[Dataset items]
::::
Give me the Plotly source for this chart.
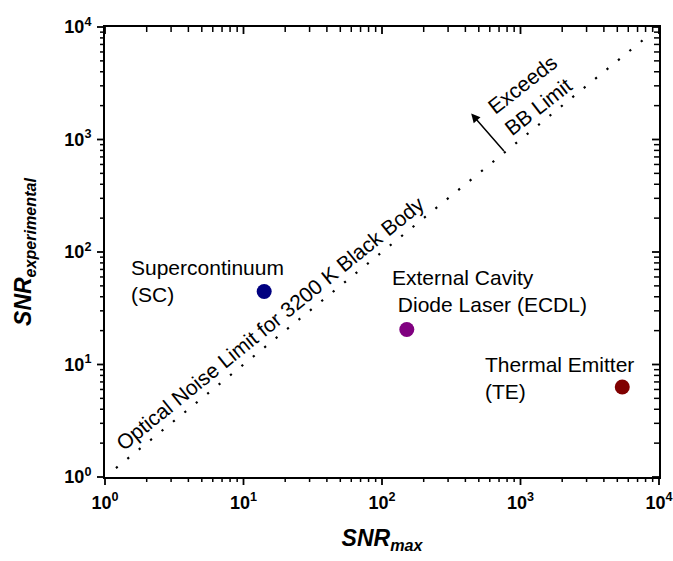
import numpy as np
import plotly.graph_objects as go

# Measured signal-to-noise ratios for each source
sources = ["Supercontinuum", "External Cavity Diode Laser", "Thermal Emitter"]
snr_max = [14.1, 151, 5430]
snr_experimental = [44.5, 20.5, 6.3]
source_colors = ["#000080", "#800080", "#800000"]

# Optical noise limit (SNR_experimental = SNR_max) for a 3200 K black body
limit_snr = [1.2, 8500]

# Decade tick labels, keyed by the default log-axis label text
decade_labels = {
    "1": "<b>10<sup>0</sup></b>",
    "10": "<b>10<sup>1</sup></b>",
    "100": "<b>10<sup>2</sup></b>",
    "1000": "<b>10<sup>3</sup></b>",
    "10000": "<b>10<sup>4</sup></b>",
    "10,000": "<b>10<sup>4</sup></b>",
    "10k": "<b>10<sup>4</sup></b>",
}

# Tick positions: decades and the 2..9 x 10^n values between them
decades = [1, 10, 100, 1000, 10000]
minor_vals = [m * 10 ** k for k in range(4) for m in range(2, 10)]

FONT = "Arial, Liberation Sans, sans-serif"
LOG_RANGE = [0, 4]
PLOT_W, PLOT_H = 554, 450  # plot area size in px (from the margins below)

fig = go.Figure()

fig.add_trace(go.Scatter(
    x=limit_snr, y=limit_snr, mode="lines",
    line=dict(color="black", width=2.2, dash="2.2px,12.5px"),
    showlegend=False, hoverinfo="skip",
))

fig.add_trace(go.Scatter(
    x=snr_max, y=snr_experimental, mode="markers",
    marker=dict(size=15, color=source_colors, line=dict(width=0)),
    text=sources, showlegend=False,
))


def log_axis(**extra):
    return dict(
        type="log", range=LOG_RANGE,
        tickmode="linear", tick0=0, dtick=1, exponentformat="none",
        showgrid=False, zeroline=False,
        showline=True, mirror=True, linecolor="black", linewidth=2,
        ticks="outside", ticklen=8, tickcolor="rgba(0,0,0,0)",
        labelalias=decade_labels, tickfont=dict(size=18, family=FONT),
        **extra,
    )


fig.update_layout(
    template="none",
    width=673, height=561,
    margin=dict(l=105, r=14, t=27, b=84),
    paper_bgcolor="white", plot_bgcolor="white",
    font=dict(family=FONT, color="black"),
    xaxis=log_axis(
        title=dict(text="<b><i>SNR</i></b><sub><b><i>max</i></b></sub>",
                   font=dict(size=23, family=FONT), standoff=18),
    ),
    yaxis=log_axis(
        title=dict(text="<b><i>SNR</i></b><sub><b><i>experimental</i></b></sub>",
                   font=dict(size=23, family=FONT), standoff=26),
    ),
)


# Frame ticks: outward on bottom/left, inward on top/right
def frame_ticks(values, out_len, in_len, width):
    span = LOG_RANGE[1] - LOG_RANGE[0]
    style = dict(type="line", xref="paper", yref="paper",
                 line=dict(color="black", width=width), layer="above")
    shapes = []
    for v in values:
        f = (np.log10(v) - LOG_RANGE[0]) / span
        shapes += [
            dict(x0=f, x1=f, y0=0, y1=-out_len / PLOT_H, **style),
            dict(x0=f, x1=f, y0=1, y1=1 - in_len / PLOT_H, **style),
            dict(x0=0, x1=-out_len / PLOT_W, y0=f, y1=f, **style),
            dict(x0=1, x1=1 - in_len / PLOT_W, y0=f, y1=f, **style),
        ]
    return shapes


for shp in frame_ticks(decades, 8, 7, 1.8) + frame_ticks(minor_vals, 5, 5, 1.5):
    fig.add_shape(**shp)

label_font = dict(size=21, family=FONT, color="black")

annotations = [
    dict(text="Optical Noise Limit for 3200 K Black Body", x=0.298, y=0.340,
         textangle=-39, xanchor="center", yanchor="middle"),
    dict(text="Exceeds<br>BB Limit", x=0.768, y=0.850, textangle=-38,
         align="left", xanchor="center", yanchor="middle"),
    dict(text="Supercontinuum<br>(SC)", x=0.0433, y=0.4356,
         align="left", xanchor="left", yanchor="middle"),
    dict(text="External Cavity<br>\u00a0Diode Laser (ECDL)", x=0.5146, y=0.414,
         align="left", xanchor="left", yanchor="middle"),
    dict(text="Thermal Emitter<br>(TE)", x=0.6823, y=0.22,
         align="left", xanchor="left", yanchor="middle"),
]
for a in annotations:
    fig.add_annotation(xref="paper", yref="paper", showarrow=False,
                       font=label_font, **a)

# Arrow pointing into the region above the limit
fig.add_annotation(xref="paper", yref="paper", x=0.661, y=0.808,
                   ax=34, ay=39, text="", showarrow=True,
                   arrowhead=2, arrowsize=1.2, arrowwidth=1.5,
                   arrowcolor="black", standoff=0)

fig.write_html("out.html")
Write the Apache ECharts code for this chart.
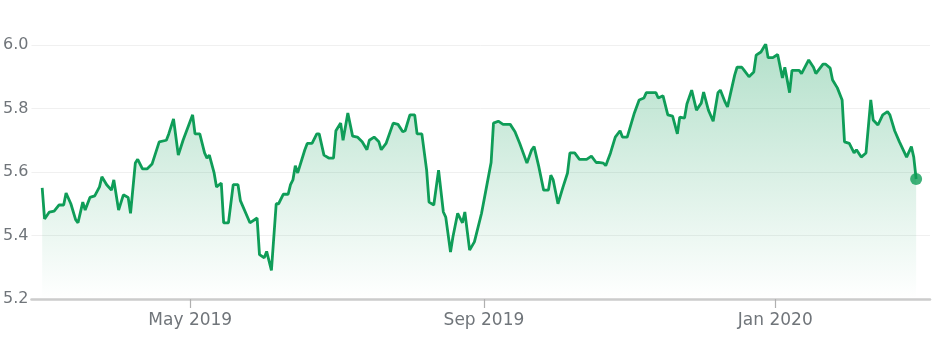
<!DOCTYPE html>
<html>
<head>
<meta charset="utf-8">
<script src="https://cdn.jsdelivr.net/npm/echarts@6/dist/echarts.min.js"></script>
<style>
html,body{margin:0;padding:0;background:#fff;}
#chart{width:939px;height:347px;}
</style>
</head>
<body>
<div id="chart"></div>
<script>
// Day offsets counted from 1 Mar 2019
const dayOffsets = [-1,0,2,4,6,8,9,11,13,14,16,17,19,21,23,24,26,28,29,31,33,35,36,38,39,41,43,45,48,51,52,54,56,58,62,63,65,67,68,69,71,72,74,75,77,79,81,82,86,89,90,92,93,95,97,98,100,102,103,104,105,106,109,110,112,114,115,117,119,121,122,124,125,127,129,131,133,135,136,138,140,141,143,146,148,150,151,153,155,156,158,160,161,163,165,167,168,170,171,173,175,176,178,180,181,183,185,187,188,190,192,195,197,199,202,204,205,207,209,211,212,213,215,217,219,220,222,224,227,229,231,232,234,235,237,239,241,242,244,247,249,251,252,254,256,257,259,261,263,265,266,268,269,271,273,275,276,278,280,282,283,285,286,289,290,292,293,295,297,298,300,302,303,305,307,309,310,312,313,316,317,320,322,323,326,327,329,330,332,334,335,337,339,340,342,344,346,347,349,351,353,354,356,358,361,363,364,365];
const prices = [5.55,5.452,5.474,5.477,5.496,5.496,5.534,5.50,5.45,5.44,5.505,5.48,5.52,5.525,5.553,5.585,5.56,5.543,5.575,5.48,5.528,5.52,5.47,5.628,5.64,5.61,5.61,5.625,5.695,5.70,5.72,5.767,5.653,5.70,5.78,5.72,5.72,5.66,5.644,5.653,5.597,5.553,5.565,5.44,5.44,5.56,5.56,5.51,5.44,5.455,5.34,5.33,5.35,5.29,5.50,5.50,5.53,5.53,5.56,5.575,5.62,5.597,5.67,5.69,5.69,5.72,5.72,5.653,5.644,5.644,5.73,5.754,5.70,5.786,5.713,5.71,5.695,5.67,5.70,5.71,5.695,5.67,5.69,5.754,5.75,5.727,5.73,5.78,5.78,5.72,5.72,5.606,5.505,5.496,5.606,5.474,5.458,5.348,5.395,5.47,5.44,5.474,5.354,5.38,5.41,5.47,5.55,5.63,5.754,5.76,5.75,5.75,5.727,5.69,5.628,5.67,5.68,5.616,5.543,5.543,5.59,5.575,5.50,5.55,5.597,5.66,5.66,5.64,5.64,5.65,5.63,5.63,5.628,5.62,5.66,5.71,5.73,5.71,5.71,5.786,5.827,5.833,5.85,5.85,5.85,5.833,5.84,5.78,5.776,5.72,5.773,5.77,5.814,5.858,5.795,5.817,5.852,5.795,5.76,5.85,5.858,5.82,5.805,5.905,5.93,5.93,5.92,5.90,5.915,5.968,5.978,6.003,5.96,5.96,5.97,5.896,5.93,5.85,5.92,5.92,5.91,5.953,5.93,5.91,5.94,5.94,5.927,5.89,5.865,5.827,5.695,5.69,5.66,5.67,5.647,5.66,5.827,5.764,5.748,5.78,5.79,5.78,5.73,5.695,5.647,5.68,5.647,5.578];
const tickDates = ['2019-05-01','2019-09-01','2020-01-01'];
const tickLabels = ['May 2019','Sep 2019','Jan 2020'];
const yTicks = [5.2,5.4,5.6,5.8,6.0];

const DAY = 86400000;
const start = Date.UTC(2019, 2, 1);
const toTs = s => { const p = s.split('-').map(Number); return Date.UTC(p[0], p[1]-1, p[2]); };
const tickTs = tickDates.map(toTs);
const seriesData = dayOffsets.map((d, i) => [start + d * DAY, prices[i]]);
const last = seriesData[seriesData.length - 1];

const chart = echarts.init(document.getElementById('chart'), null, {renderer: 'canvas'});
const FONT = "'DejaVu Sans', Arial, sans-serif";
chart.setOption({
  animation: false,
  backgroundColor: '#fff',
  grid: {left: 30, right: 9, top: 45, bottom: 48, containLabel: false},
  xAxis: {
    type: 'value',
    min: start - 5.5 * DAY,
    max: start + 370.8 * DAY,
    axisLine: {show: true, lineStyle: {color: '#cccccc', width: 2.5}},
    axisTick: {show: true, customValues: tickTs, length: 9, lineStyle: {color: '#b0b0b0', width: 1.2}},
    axisLabel: {
      show: true,
      customValues: tickTs,
      margin: 13,
      color: '#70757a',
      fontSize: 17,
      fontFamily: FONT,
      formatter: v => { const i = tickTs.indexOf(v); return i >= 0 ? tickLabels[i] : ''; }
    },
    splitLine: {show: false}
  },
  yAxis: {
    type: 'value',
    min: yTicks[0],
    max: yTicks[yTicks.length - 1],
    interval: 0.2,
    axisLine: {show: false},
    axisTick: {show: false},
    axisLabel: {
      margin: 3,
      color: '#70757a',
      fontSize: 16,
      fontFamily: FONT,
      formatter: v => v.toFixed(1)
    },
    splitLine: {show: true, lineStyle: {color: '#f0f0f0', width: 1}}
  },
  series: [
    {
      type: 'line',
      data: seriesData,
      showSymbol: false,
      smooth: false,
      lineStyle: {color: '#0f9d58', width: 2.8},
      areaStyle: {
        origin: 'start',
        color: new echarts.graphic.LinearGradient(0, 0, 0, 1, [
          {offset: 0, color: 'rgba(15,157,88,0.45)'},
          {offset: 1, color: 'rgba(15,157,88,0.0)'}
        ])
      },
      z: 2
    },
    {
      type: 'scatter',
      data: [last],
      symbol: 'circle',
      symbolSize: 12,
      itemStyle: {color: '#0f9d58'},
      z: 3
    }
  ]
});
</script>
</body>
</html>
::::
- **Set exercise**
Tally how many lines in the material above hold the word "this". Write only that number.

- **Correct result**
2